Вот тут-то и проявляется значение, смысл и цель искусства. Вся природа, весь мир непрестанно воздействуют на душу. Так растут отдельные люди и народы. Всякое явление проходит мимо человека не бесследно, а задевает струны души его. Струны эти звучат, вибрируя, как струны инструмента. И как инструмент утончается и совершенствуется тем больше, чем чаще приводятся в колебание, в вибрацию струны его («обыгранная скрипка»), так и душа. Но явления природы, выражаемые случайными звуками, пятнами, линиями (все в мире звучит и тоном, и краской, и линией), беспорядочно, кашеобразно, непланомерно отзываются в человеке. Эти явления подобны набору слов в лексиконе. Повелительно нужна сила, приводящая эти случайные мировые звуки в планомерные комбинации для планомерного же воздействия на души. Эта сила — искусство. Планомерное сочетание разнородных элементов, т. е. сочетание их возможно более соответственно данной цели, есть красота.
У каждой большой эпохи есть своя внутренняя цель. А потому у каждой большой эпохи есть своя внешняя красота. Красота ее в выявлении ее Внутреннего. Поэтому не нужно оглядываться назад и не нужно мерить нашу новую, рождающуюся красоту старым аршином прошлого, всякая новая красота кажется потому безобразием, что в ней нет образа прошлого: она безобразна. Потому-то всегда и ненавидят тех, кому суждено искать и находить новую красоту, красоту «завтра» = безобразию «вчера». Венский композитор профессор Schönberg[149], один из немногих еще радикальных реформаторов в музыке, говорит в своем произведении «Теории гармонии»: «В том смысле никогда не нужно быть несовременным, чтобы не оглядываться назад»[150]. А я добавлю, что смотреть надо назад, но не нам, художникам, и не вам, публике, а историкам искусства. И то лишь тогда, когда уже найдена будет и пышным цветом зацветет в конце нашей эпохи (длинной и большой, ибо она есть эпоха Духовности) новая гармония, новый закон, новая красота. И когда настанет этот день, который и будет концом нашей эпохи, тогда историк увидит, что наше безобразие есть гармония и что оно вовсе не есть отрицание всех прежних гармоний и красот, а их органическое, непреложно естественное продолжение. Так, новая ветка есть продолжение того же дерева. А лист — ветки.
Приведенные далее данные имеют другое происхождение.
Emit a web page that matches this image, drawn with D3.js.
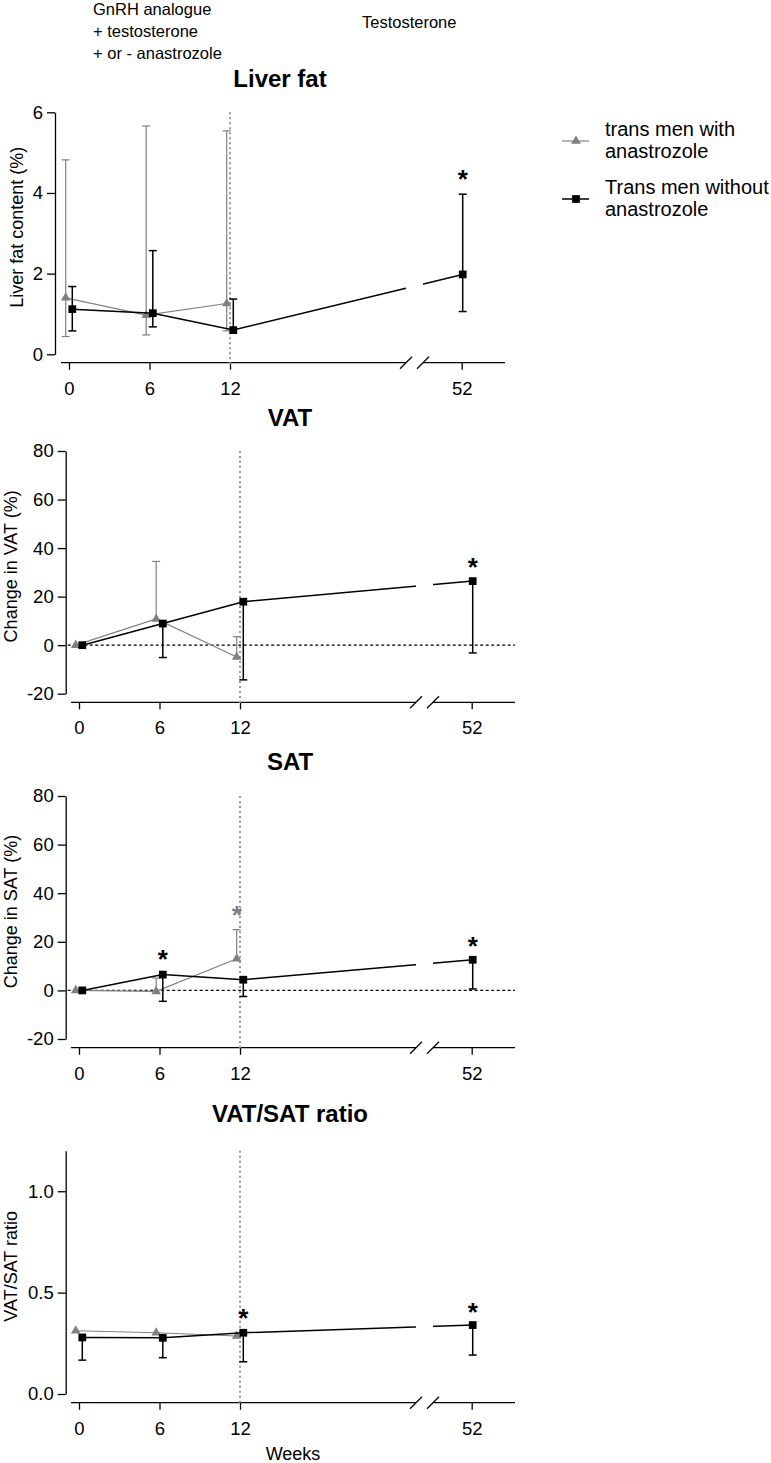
<!DOCTYPE html>
<meta charset="utf-8">
<style>
body { margin: 0; background: #fff; }
svg { font-family: Arial, "Liberation Sans", sans-serif; background: #fff; }
.axis path, .axis line { fill: none; stroke: #000; stroke-width: 1.3px; }
.axis text { font-family: Arial, "Liberation Sans", sans-serif; font-size: 18.5px; fill: #000; }
.xline { stroke: #000; stroke-width: 1.3px; }
.title { font-size: 24px; font-weight: bold; text-anchor: middle; }
.ylabel { font-size: 18px; text-anchor: middle; }
.header { font-size: 16.5px; }
.legend { font-size: 20px; }
.zero { stroke: #000; stroke-width: 1.2px; stroke-dasharray: 3,2.5; }
.switch { stroke: #999; stroke-width: 2px; stroke-dasharray: 2,3; }
.star { font-size: 26px; font-weight: bold; text-anchor: middle; }
</style>
<body>
<script src="https://d3js.org/d3.v7.min.js"></script>
<script>

var weeks = [0, 6, 12, 52];
var weeksWith = [0, 6, 12];

var seriesNames = ["trans men with\nanastrozole", "Trans men without\nanastrozole"];
var seriesColors = ["#808080", "#000000"];

// Liver fat content (%)
var liverWithMean = [1.40, 0.97, 1.26];
var liverWithHi = [4.82, 5.66, 5.54];
var liverWithLo = [0.44, 0.48, 0.58];
var liverWithoutMean = [1.12, 1.02, 0.60, 1.98];
var liverWithoutHi = [1.68, 2.57, 1.37, 3.97];
var liverWithoutLo = [0.58, 0.68, 0.60, 1.06];

// Change in VAT (%)
var vatWithMean = [0, 10.8, -4.9];
var vatWithHi = [0, 34.5, 3.5];
var vatWithoutMean = [0, 8.9, 17.9, 26.4];
var vatWithoutLo = [0, -5.1, -14.3, -3.2];

// Change in SAT (%)
var satWithMean = [0, -0.4, 13.0];
var satWithHi = [0, 5.1, 25.0];
var satWithoutMean = [0, 6.5, 4.4, 12.6];
var satWithoutLo = [0, -4.5, -2.5, 0.6];

// VAT/SAT ratio
var ratioWithMean = [0.312, 0.302, 0.286];
var ratioWithoutMean = [0.279, 0.277, 0.302, 0.340];
var ratioWithoutLo = [0.167, 0.179, 0.159, 0.192];

// significance stars: [series, week, y position in data units]
var liverStars = [[1, 52, 4.5]];
var vatStars = [[1, 52, 34.5]];
var satStars = [[1, 6, 15.4], [0, 12, 33.5], [1, 52, 20.9]];
var ratioStars = [[1, 12, 0.405], [1, 52, 0.435]];

var liverTicks = [0, 2, 4, 6];
var changeTicks = [-20, 0, 20, 40, 60, 80];
var ratioTicks = [0, 0.5, 1.0];

var panels = [
	{title: "Liver fat", ylab: "Liver fat content (%)", domain: [0, 6], ticks: liverTicks, fmt: function(d) { return String(d); },
	 top: 112.3, bottom: 354.3, xaxis: 362.7, x0: 69, yx: 55, titleY: 87, labX: 17, zero: false,
	 with: [liverWithMean, liverWithLo, liverWithHi], without: [liverWithoutMean, liverWithoutLo, liverWithoutHi], stars: liverStars},
	{title: "VAT", ylab: "Change in VAT (%)", domain: [-20, 80], ticks: changeTicks, fmt: function(d) { return String(d); },
	 top: 451, bottom: 693.7, xaxis: 702.3, x0: 79, yx: 65.7, titleY: 426, labX: 11, zero: true,
	 with: [vatWithMean, null, vatWithHi], without: [vatWithoutMean, vatWithoutLo, null], stars: vatStars},
	{title: "SAT", ylab: "Change in SAT (%)", domain: [-20, 80], ticks: changeTicks, fmt: function(d) { return String(d); },
	 top: 796, bottom: 1039, xaxis: 1047.7, x0: 79, yx: 65.7, titleY: 770, labX: 11, zero: true,
	 with: [satWithMean, null, satWithHi], without: [satWithoutMean, satWithoutLo, null], stars: satStars},
	{title: "VAT/SAT ratio", ylab: "VAT/SAT ratio", domain: [0, 1.2], ticks: ratioTicks, fmt: d3.format(".1f"),
	 top: 1150.7, bottom: 1394, xaxis: 1402.7, x0: 79, yx: 65.7, titleY: 1122, labX: 11, zero: false,
	 with: [ratioWithMean, null, null], without: [ratioWithoutMean, ratioWithoutLo, null], stars: ratioStars}
];

var svg = d3.select("body").append("svg")
	.attr("width", 771)
	.attr("height", 1463);

// header
var head = svg.append("g").attr("class", "header");
head.append("text").attr("x", 93).attr("y", 15).text("GnRH analogue");
head.append("text").attr("x", 93).attr("y", 37).text("+ testosterone");
head.append("text").attr("x", 93).attr("y", 59).text("+ or - anastrozole");
head.append("text").attr("x", 362).attr("y", 28).text("Testosterone");

// legend
var legendY = [141, 199];
var leg = svg.append("g").attr("class", "legend");
seriesNames.forEach(function(name, i) {
	leg.append("line")
		.attr("x1", 562).attr("x2", 589)
		.attr("y1", legendY[i]).attr("y2", legendY[i])
		.attr("stroke", seriesColors[i]).attr("stroke-width", i ? 1.5 : 1.2);
	leg.append("path")
		.attr("transform", "translate(576," + legendY[i] + ")")
		.attr("d", d3.symbol().type(i ? d3.symbolSquare : d3.symbolTriangle).size(i ? 60 : 40)())
		.attr("fill", seriesColors[i]);
	name.split("\n").forEach(function(line, j) {
		leg.append("text")
			.attr("x", 605)
			.attr("y", legendY[i] - 5 + j * 22)
			.text(line);
	});
});

panels.forEach(function(p, pi) {
	var g = svg.append("g");

	var x = d3.scaleLinear()
		.domain([0, 12, 52])
		.range([p.x0, p.x0 + 161, p.x0 + 392.7]);
	var y = d3.scaleLinear()
		.domain(p.domain)
		.range([p.bottom, p.top]);

	var breakA = p.x0 + 337, breakB = p.x0 + 354;

	g.append("text")
		.attr("class", "title")
		.attr("x", p.x0 + 211)
		.attr("y", p.titleY)
		.text(p.title);

	g.append("text")
		.attr("class", "ylabel")
		.attr("transform", "translate(" + p.labX + "," + ((p.top + p.bottom) / 2 - 6) + ") rotate(-90)")
		.attr("dy", "0.35em")
		.text(p.ylab);

	g.append("g")
		.attr("class", "y axis")
		.attr("transform", "translate(" + p.yx + ",0)")
		.call(d3.axisLeft(y).tickValues(p.ticks).tickFormat(p.fmt).tickSize(8).tickPadding(4).tickSizeOuter(0));

	var xa = g.append("g")
		.attr("class", "x axis")
		.attr("transform", "translate(0," + p.xaxis + ")")
		.call(d3.axisBottom(x).tickValues(weeks).tickSize(7).tickPadding(12).tickSizeOuter(0));
	xa.select(".domain").remove();

	// broken x axis
	g.append("line").attr("class", "xline")
		.attr("x1", p.x0 - 8).attr("x2", breakA)
		.attr("y1", p.xaxis).attr("y2", p.xaxis);
	g.append("line").attr("class", "xline")
		.attr("x1", breakB).attr("x2", p.x0 + 436)
		.attr("y1", p.xaxis).attr("y2", p.xaxis);
	[breakA, breakB].forEach(function(bx) {
		g.append("line").attr("class", "xline")
			.attr("x1", bx - 6).attr("x2", bx + 6)
			.attr("y1", p.xaxis + 6).attr("y2", p.xaxis - 6);
	});

	if (p.zero) {
		g.append("line")
			.attr("class", "zero")
			.attr("x1", p.yx + 2).attr("x2", p.x0 + 436)
			.attr("y1", y(0)).attr("y2", y(0));
	}

	g.append("line")
		.attr("class", "switch")
		.attr("x1", x(12)).attr("x2", x(12))
		.attr("y1", p.top).attr("y2", p.xaxis + 2);

	// clip so the connecting line breaks at the axis break
	var clipId = "clip" + pi;
	var clip = svg.append("clipPath").attr("id", clipId);
	clip.append("rect").attr("x", 0).attr("y", 0).attr("width", breakA).attr("height", 1463);
	clip.append("rect").attr("x", breakB).attr("y", 0).attr("width", 771 - breakB).attr("height", 1463);

	var sets = [
		{wk: weeksWith, vals: p.with, s: 0},
		{wk: weeks, vals: p.without, s: 1}
	];

	function px(s, wk) {
		if (wk > 12) return x(wk) + 1;
		return x(wk) + (s ? 3.3 : -3.3);
	}

	sets.forEach(function(set) {
		var col = seriesColors[set.s];
		var sw = set.s ? 1.5 : 1.2;
		var pts = set.wk.map(function(w, i) {
			return {w: w, m: set.vals[0][i],
				lo: set.vals[1] ? set.vals[1][i] : set.vals[0][i],
				hi: set.vals[2] ? set.vals[2][i] : set.vals[0][i]};
		});
		var sg = g.append("g");

		// error bars
		pts.forEach(function(d) {
			var cx = px(set.s, d.w);
			if (d.hi > d.m || d.lo < d.m) {
				sg.append("line")
					.attr("x1", cx).attr("x2", cx)
					.attr("y1", y(d.hi)).attr("y2", y(d.lo))
					.attr("stroke", col).attr("stroke-width", sw);
			}
			[[d.hi, d.hi > d.m], [d.lo, d.lo < d.m]].forEach(function(c) {
				if (!c[1]) return;
				sg.append("line")
					.attr("x1", cx - 4).attr("x2", cx + 4)
					.attr("y1", y(c[0])).attr("y2", y(c[0]))
					.attr("stroke", col).attr("stroke-width", sw);
			});
		});

		sg.append("path")
			.datum(pts)
			.attr("clip-path", "url(#" + clipId + ")")
			.attr("fill", "none")
			.attr("stroke", col)
			.attr("stroke-width", sw)
			.attr("d", d3.line()
				.x(function(d) { return px(set.s, d.w); })
				.y(function(d) { return y(d.m); }));

		sg.selectAll(".pt")
			.data(pts)
			.enter().append("path")
			.attr("transform", function(d) { return "translate(" + px(set.s, d.w) + "," + y(d.m) + ")"; })
			.attr("d", d3.symbol().type(set.s ? d3.symbolSquare : d3.symbolTriangle).size(set.s ? 60 : 40)())
			.attr("fill", col);
	});

	g.selectAll(".star")
		.data(p.stars)
		.enter().append("text")
		.attr("class", "star")
		.attr("x", function(d) { return px(d[0], d[1]); })
		.attr("y", function(d) { return y(d[2]) + 15; })
		.attr("fill", function(d) { return seriesColors[d[0]]; })
		.text("*");

	if (pi === panels.length - 1) {
		g.append("text")
			.attr("x", p.x0 + 214)
			.attr("y", 1460)
			.attr("text-anchor", "middle")
			.style("font-size", "18px")
			.text("Weeks");
	}
});

</script>
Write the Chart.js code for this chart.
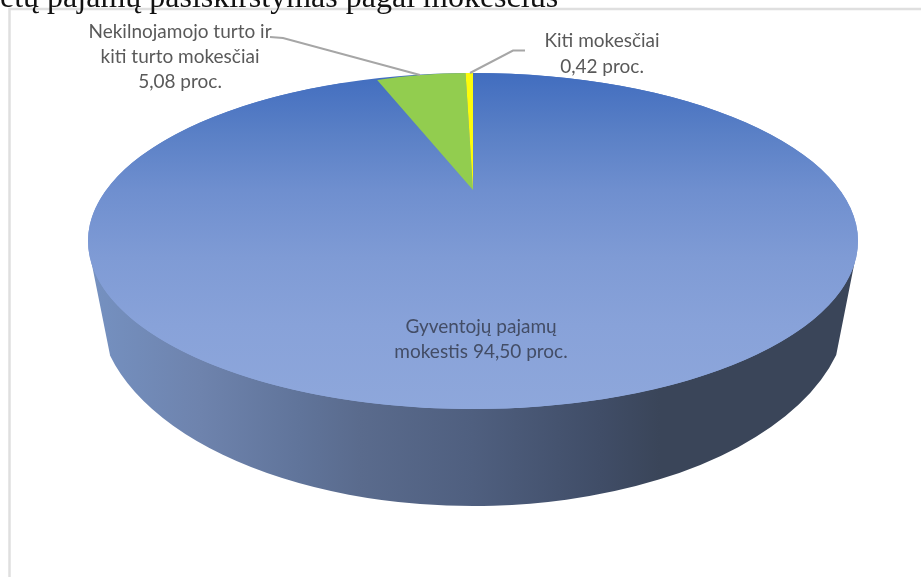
<!DOCTYPE html>
<html lang="lt">
<head>
<meta charset="utf-8">
<style>html,body{margin:0;padding:0;background:#fff;overflow:hidden}canvas{display:block}</style>
<script src="https://cdn.jsdelivr.net/npm/chart.js@4"></script>
</head>
<body>
<canvas id="c" width="921" height="577"></canvas>
<script>
const categories = ["Gyventojų pajamų mokestis", "Nekilnojamojo turto ir kiti turto mokesčiai", "Kiti mokesčiai"];
const shares = [94.50, 5.08, 0.42];
const sliceColors = ["#4472c4", "#92cd4f", "#fcfc0a"];
const heading = "etų pajamų pasiskirstymas pagal mokesčius";
const label0 = ["Gyventojų pajamų", "mokestis 94,50 proc."];
const label1 = ["Nekilnojamojo turto ir", "kiti turto mokesčiai", "5,08 proc."];
const label2 = ["Kiti mokesčiai", "0,42 proc."];

const CX = 473, CY = 241, RX = 385, RY = 168;   // top-face ellipse
const APEX_Y = 190, WEDGE_RX = 283, WEDGE_RY = 117; // perspective of the small wedges

function topGradient(ctx, y0, y1) {
  const g = ctx.createLinearGradient(0, y0, 0, y1);
  g.addColorStop(0, "#416dbf");
  g.addColorStop(0.18, "#5a80c6");
  g.addColorStop(0.35, "#6f8fcf");
  g.addColorStop(0.55, "#7f9bd5");
  g.addColorStop(0.75, "#88a2d9");
  g.addColorStop(1, "#8ea7db");
  return g;
}

const pie3d = {
  id: "pie3d",
  beforeDatasetDraw(chart, args) {
    const ctx = chart.ctx;
    const arcs = args.meta.data;
    const R = arcs[0].outerRadius, ax = arcs[0].x, ay = arcs[0].y;

    // frame
    ctx.save();
    ctx.strokeStyle = "#dfdfdf";
    ctx.lineWidth = 2.5;
    ctx.beginPath();
    ctx.moveTo(9.5, 577); ctx.lineTo(9.5, 9); ctx.lineTo(921, 9);
    ctx.stroke();

    // side wall
    const w = ctx.createLinearGradient(90, 0, 857, 0);
    [[90,"#7591c1"],[200,"#6e83ad"],[300,"#60749a"],[360,"#5a6b8d"],[473,"#4f5f7f"],[600,"#404d67"],[660,"#3a4559"],[857,"#3a4559"]]
      .forEach(s => w.addColorStop((s[0]-90)/767, s[1]));
    ctx.fillStyle = w;
    ctx.beginPath();
    ctx.moveTo(89, 250);
    ctx.lineTo(110, 355);
    ctx.ellipse(CX, 305, 375, 201, 0, Math.PI - Math.asin(50/201), Math.asin(50/201), true);
    ctx.lineTo(857, 250);
    ctx.closePath();
    ctx.fill();

    // full top face under the slices
    ctx.fillStyle = topGradient(ctx, CY - RY, CY + RY);
    ctx.beginPath();
    ctx.ellipse(CX, CY, RX, RY, 0, 0, Math.PI * 2);
    ctx.fill();
    ctx.restore();

    // slices, drawn by the library's arc elements
    arcs.forEach((arc, i) => {
      ctx.save();
      if (i === 0) {
        arc.options.backgroundColor = topGradient(ctx, ay - R, ay + R);
        ctx.translate(CX, CY); ctx.scale(RX / R, RY / R);
      } else {
        ctx.translate(CX, APEX_Y); ctx.scale(WEDGE_RX / R, WEDGE_RY / R);
      }
      ctx.translate(-ax, -ay);
      arc.draw(ctx);
      ctx.restore();
    });
    return false;
  },
  afterDatasetsDraw(chart) {
    const ctx = chart.ctx;
    ctx.save();
    // leader lines
    ctx.strokeStyle = "#a6a6a6";
    ctx.lineWidth = 2;
    ctx.beginPath();
    ctx.moveTo(270, 37); ctx.lineTo(283, 38); ctx.lineTo(420, 75);
    ctx.moveTo(525, 50.5); ctx.lineTo(513, 50.5); ctx.lineTo(470, 73);
    ctx.stroke();

    // heading
    ctx.fillStyle = "#111";
    ctx.font = '32px "Liberation Serif"';
    ctx.textAlign = "left";
    ctx.fillText(heading, 0, 7);

    // labels
    ctx.textAlign = "center";
    ctx.font = '19px Lato';
    ctx.fillStyle = "#595959";
    label1.forEach((t, i) => ctx.fillText(t, 180, [38, 63, 88][i]));
    label2.forEach((t, i) => ctx.fillText(t, 602, [47, 73][i]));
    ctx.fillStyle = "#434d66";
    label0.forEach((t, i) => ctx.fillText(t, 481, [333, 358][i]));
    ctx.restore();
  }
};

new Chart(document.getElementById("c"), {
  type: "pie",
  data: {
    labels: categories,
    datasets: [{ data: shares, backgroundColor: sliceColors, borderWidth: 0 }]
  },
  options: {
    responsive: false,
    animation: false,
    layout: { padding: 0 },
    plugins: { legend: { display: false }, tooltip: { enabled: false } }
  },
  plugins: [pie3d]
});
</script>
</body>
</html>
Как бы ни были на первый (и особенно непривычный и ошеломленный) взгляд противоречивы, противоположны эти отдельные будто бы красоты, они все вместе — только Одна Красота. А эта одна красота есть один путь. Путь к «идеалу», «Божественному».
Поэтому искусство и тонко. Поэтому-то его и «не понимают». Понимать, т. е. знать, какими внешними средствами лучше всего может быть достигнуто данное, искомое внутреннее, есть задача художника. Менее — дело критики. И вовсе не дело «публики». Так часто слышится именно в публике это несколько смущенное и скромное заявление: «Я не понимаю ничего в искусстве». Как будто бы, когда мне подают какое-нибудь блюдо и я должен смущенно отказаться от него и робко сказать: «Но я ничего не понимаю в кулинарии». Тут, если не хочешь остаться голодным, не понимать надо, а раскрыть рот и есть. Искусство есть хлеб духовный. «Понимать» его должен его повар — художник. А «званые» должны открыть ему навстречу душу и восприять в себя. «Ох! Ради Бога, только не понимайте!» — вот вопль, к которому охотно присоединит свой голос каждый истинный художник, писатель, композитор.
Искусство истинное так или иначе непременно действует на душу. Душа вибрирует и «растет». Вот единственная цель художника, сознает ли он ее или нет сам явно.